> **WHAT IS EXPECTED**
Identify the lines that contain the string "chart", then copy each of them.

> **GIVEN INFORMATION**
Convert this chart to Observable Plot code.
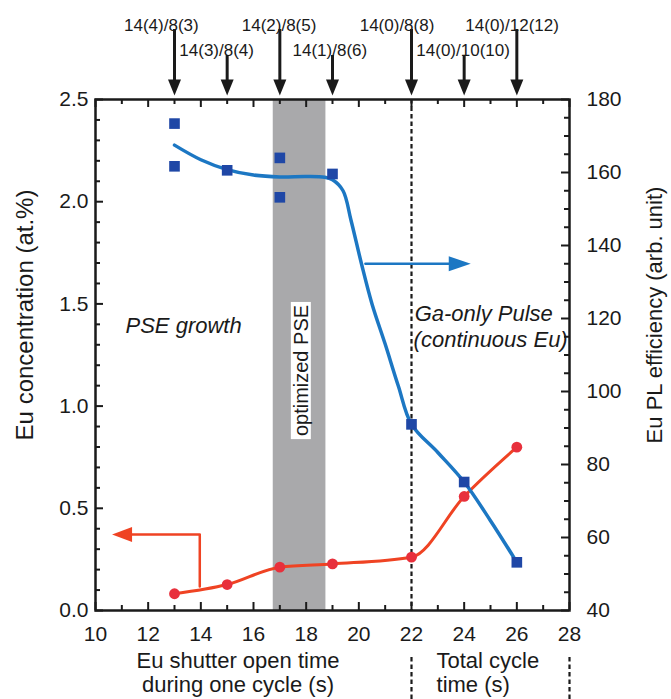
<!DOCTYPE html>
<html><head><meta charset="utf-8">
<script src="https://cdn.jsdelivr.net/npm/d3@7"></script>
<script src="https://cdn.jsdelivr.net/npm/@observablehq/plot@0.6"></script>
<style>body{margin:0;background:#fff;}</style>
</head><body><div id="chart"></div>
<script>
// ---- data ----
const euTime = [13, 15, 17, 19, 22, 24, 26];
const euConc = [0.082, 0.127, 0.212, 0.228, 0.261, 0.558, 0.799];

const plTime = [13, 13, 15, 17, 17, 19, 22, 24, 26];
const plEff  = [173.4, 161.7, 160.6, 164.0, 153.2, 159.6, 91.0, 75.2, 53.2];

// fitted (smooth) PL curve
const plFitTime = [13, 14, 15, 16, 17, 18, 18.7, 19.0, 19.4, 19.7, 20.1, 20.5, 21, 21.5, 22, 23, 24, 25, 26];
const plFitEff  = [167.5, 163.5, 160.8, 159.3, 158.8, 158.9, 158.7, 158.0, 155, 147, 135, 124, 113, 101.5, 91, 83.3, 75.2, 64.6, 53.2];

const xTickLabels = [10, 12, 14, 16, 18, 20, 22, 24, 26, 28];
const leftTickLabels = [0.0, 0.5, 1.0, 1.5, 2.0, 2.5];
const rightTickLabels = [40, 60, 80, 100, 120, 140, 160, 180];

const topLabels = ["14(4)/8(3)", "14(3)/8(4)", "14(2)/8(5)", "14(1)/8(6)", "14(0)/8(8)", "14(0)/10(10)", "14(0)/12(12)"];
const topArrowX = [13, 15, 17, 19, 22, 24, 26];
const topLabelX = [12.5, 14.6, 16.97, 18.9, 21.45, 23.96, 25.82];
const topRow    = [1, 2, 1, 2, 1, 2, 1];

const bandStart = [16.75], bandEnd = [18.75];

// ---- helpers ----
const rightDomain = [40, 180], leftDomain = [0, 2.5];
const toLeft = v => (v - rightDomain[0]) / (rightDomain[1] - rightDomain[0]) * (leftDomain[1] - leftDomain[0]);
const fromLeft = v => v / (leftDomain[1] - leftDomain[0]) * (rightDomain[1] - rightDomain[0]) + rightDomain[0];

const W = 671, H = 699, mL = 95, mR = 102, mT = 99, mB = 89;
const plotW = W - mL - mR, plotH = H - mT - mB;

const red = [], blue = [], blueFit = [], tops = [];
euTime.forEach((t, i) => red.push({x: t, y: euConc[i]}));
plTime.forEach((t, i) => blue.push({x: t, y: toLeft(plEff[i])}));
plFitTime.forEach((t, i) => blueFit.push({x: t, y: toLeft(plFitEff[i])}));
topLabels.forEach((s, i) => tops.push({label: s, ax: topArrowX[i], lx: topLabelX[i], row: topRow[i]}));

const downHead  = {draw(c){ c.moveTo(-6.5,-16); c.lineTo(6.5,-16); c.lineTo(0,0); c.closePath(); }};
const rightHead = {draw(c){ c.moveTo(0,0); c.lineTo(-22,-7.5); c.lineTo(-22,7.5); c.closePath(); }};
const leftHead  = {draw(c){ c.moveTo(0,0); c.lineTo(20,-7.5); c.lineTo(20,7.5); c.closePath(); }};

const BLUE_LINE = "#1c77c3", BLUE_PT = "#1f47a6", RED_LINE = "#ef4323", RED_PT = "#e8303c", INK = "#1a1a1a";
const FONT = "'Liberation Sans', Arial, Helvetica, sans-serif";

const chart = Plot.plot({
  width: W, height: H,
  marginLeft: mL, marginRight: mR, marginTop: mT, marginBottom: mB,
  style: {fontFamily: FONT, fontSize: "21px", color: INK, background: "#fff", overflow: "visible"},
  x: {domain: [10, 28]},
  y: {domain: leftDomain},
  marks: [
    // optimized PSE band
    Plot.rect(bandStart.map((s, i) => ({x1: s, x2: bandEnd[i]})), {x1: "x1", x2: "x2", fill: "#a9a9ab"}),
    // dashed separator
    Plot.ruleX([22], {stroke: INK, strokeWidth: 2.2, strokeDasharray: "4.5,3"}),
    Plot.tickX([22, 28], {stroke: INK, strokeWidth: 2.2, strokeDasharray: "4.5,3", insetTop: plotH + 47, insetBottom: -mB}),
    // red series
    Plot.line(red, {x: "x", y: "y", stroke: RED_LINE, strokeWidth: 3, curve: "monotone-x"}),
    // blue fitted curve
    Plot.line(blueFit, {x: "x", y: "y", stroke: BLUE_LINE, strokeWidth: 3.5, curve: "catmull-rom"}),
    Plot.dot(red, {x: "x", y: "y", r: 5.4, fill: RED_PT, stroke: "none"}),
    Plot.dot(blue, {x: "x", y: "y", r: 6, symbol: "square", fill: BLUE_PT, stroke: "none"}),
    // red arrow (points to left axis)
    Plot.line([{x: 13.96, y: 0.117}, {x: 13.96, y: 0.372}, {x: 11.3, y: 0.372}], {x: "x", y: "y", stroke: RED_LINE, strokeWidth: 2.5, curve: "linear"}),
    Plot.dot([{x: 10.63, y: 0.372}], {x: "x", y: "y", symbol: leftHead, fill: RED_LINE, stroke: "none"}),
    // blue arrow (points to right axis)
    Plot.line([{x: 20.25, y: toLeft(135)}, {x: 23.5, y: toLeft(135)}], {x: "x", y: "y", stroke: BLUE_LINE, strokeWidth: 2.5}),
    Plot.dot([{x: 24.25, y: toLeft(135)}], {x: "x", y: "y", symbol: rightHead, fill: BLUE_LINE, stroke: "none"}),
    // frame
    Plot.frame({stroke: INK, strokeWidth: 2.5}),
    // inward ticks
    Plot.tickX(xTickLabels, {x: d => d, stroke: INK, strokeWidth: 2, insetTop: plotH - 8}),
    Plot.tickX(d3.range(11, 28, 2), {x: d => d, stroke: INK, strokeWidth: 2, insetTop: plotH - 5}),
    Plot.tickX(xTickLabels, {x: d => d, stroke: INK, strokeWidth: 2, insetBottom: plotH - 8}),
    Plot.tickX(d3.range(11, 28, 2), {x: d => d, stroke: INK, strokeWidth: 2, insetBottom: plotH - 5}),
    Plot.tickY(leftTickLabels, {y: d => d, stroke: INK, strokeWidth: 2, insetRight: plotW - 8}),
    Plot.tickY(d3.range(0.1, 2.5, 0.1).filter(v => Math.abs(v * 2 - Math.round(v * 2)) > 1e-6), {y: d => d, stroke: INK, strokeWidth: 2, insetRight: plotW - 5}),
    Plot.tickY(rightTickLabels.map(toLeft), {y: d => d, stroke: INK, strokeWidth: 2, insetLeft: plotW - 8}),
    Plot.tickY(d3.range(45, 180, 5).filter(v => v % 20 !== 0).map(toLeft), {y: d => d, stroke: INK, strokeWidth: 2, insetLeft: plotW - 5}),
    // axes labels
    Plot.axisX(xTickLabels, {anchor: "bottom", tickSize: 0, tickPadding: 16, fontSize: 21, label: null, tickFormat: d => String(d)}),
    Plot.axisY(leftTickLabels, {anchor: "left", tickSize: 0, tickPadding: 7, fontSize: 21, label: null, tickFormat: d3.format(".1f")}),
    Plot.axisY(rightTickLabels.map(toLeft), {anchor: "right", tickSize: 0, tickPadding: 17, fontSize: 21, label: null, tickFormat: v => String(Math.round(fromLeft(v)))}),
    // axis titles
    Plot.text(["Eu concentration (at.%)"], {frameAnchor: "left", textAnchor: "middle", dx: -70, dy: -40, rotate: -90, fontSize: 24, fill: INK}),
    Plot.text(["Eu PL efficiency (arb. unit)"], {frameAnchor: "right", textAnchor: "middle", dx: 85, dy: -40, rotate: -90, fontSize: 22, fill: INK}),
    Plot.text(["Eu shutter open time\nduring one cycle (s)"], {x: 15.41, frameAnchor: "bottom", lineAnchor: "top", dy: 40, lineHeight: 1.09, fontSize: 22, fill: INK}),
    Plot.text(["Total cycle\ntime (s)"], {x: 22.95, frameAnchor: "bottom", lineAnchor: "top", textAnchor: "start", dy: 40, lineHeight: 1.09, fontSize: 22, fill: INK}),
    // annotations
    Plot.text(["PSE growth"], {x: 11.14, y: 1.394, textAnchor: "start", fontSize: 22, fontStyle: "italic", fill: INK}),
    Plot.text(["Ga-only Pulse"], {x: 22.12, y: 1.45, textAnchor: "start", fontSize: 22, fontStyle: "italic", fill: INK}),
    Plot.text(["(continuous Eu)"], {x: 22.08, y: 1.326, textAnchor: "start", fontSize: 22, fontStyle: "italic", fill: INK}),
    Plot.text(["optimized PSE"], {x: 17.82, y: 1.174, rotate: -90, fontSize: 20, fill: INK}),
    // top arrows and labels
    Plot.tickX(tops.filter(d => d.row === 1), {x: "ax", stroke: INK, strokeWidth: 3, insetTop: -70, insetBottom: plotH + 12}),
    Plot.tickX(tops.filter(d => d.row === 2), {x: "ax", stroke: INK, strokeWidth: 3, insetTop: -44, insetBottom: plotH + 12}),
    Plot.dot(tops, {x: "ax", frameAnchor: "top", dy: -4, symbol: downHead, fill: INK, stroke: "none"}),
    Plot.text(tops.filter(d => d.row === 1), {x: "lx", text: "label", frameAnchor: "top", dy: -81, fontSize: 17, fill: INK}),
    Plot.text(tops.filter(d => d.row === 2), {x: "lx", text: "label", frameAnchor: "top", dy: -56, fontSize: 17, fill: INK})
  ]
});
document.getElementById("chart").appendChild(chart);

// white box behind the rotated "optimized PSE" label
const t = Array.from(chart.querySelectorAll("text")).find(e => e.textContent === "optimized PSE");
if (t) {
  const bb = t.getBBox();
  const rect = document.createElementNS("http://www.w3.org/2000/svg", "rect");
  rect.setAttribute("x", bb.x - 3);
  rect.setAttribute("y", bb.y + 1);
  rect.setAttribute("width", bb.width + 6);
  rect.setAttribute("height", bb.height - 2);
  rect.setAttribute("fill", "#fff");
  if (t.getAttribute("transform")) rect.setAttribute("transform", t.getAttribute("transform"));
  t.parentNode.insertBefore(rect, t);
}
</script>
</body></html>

> **ANSWER BELOW**
Convert this chart to Observable Plot code.
</head><body><div id="chart"></div>
const chart = Plot.plot({
document.getElementById("chart").appendChild(chart);
const t = Array.from(chart.querySelectorAll("text")).find(e => e.textContent === "optimized PSE");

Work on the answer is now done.